Thursday, June 23, 2011

Oldest Ice Age animal art found at Vero Beach, Fl

Vero Beach, Florida – The recent discovery of an incised mammoth bone depicting by intaglio one of the beasts electrified this seaside town on the Treasure Coast.

Located just south of famed Cape Canaveral and an hour's drive north of Palm Beach, the town is a retirement mecca, headquarters of Piper Aircraft, the former winter home of the Dodgers, and a major citrus growing area on the Indian River.

The bone fragment is believed to be about 13,000 years old, the oldest and first of its type to have been found in North America, according to Dennis J. Stanford, curator of North American Archeology at the Smithsonian's National Museum of Natural History, co-author of a report that appeared in the Journal of Archaeological Science.

Cave paintings showing animals have been found in Texas, but those were dated to about 4,000 years in the past – much more recent than the scrimshawed bone.

The image carved on it is about 3 inches long from head to tail and is about 1¾ inch high from head to foot.

Because the bone material is heavily mineralized, it was impossible to date it through standard means of carbon 14 dating, but it is known that mammoths died out 13,000 years ago, so it's got to be older than that, according to the experts.

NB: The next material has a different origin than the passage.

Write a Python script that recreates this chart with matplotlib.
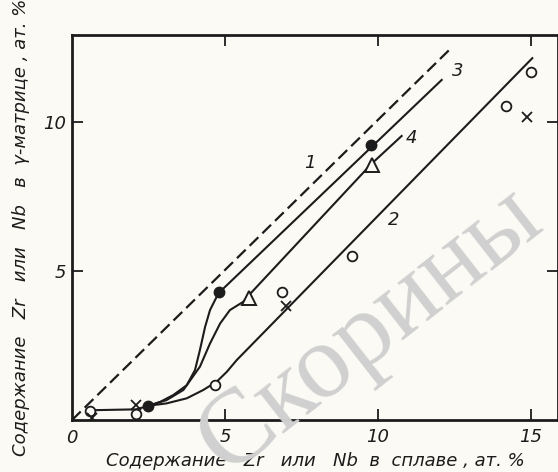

The bone fragment was found near the Old Vero Site, a place extensively excavated during the period 1913-16, where human bones were found side by side with the bones of extinct Ice Age animals.

“There was considerable skepticism expressed about the authenticity of the incising on the bone until it was examined exhaustively by archaeologists paleontologists, forensic anthropologists, materials science engineers and artists, said Barbara Purdy, lead author of the article and a professor at the University of Florida.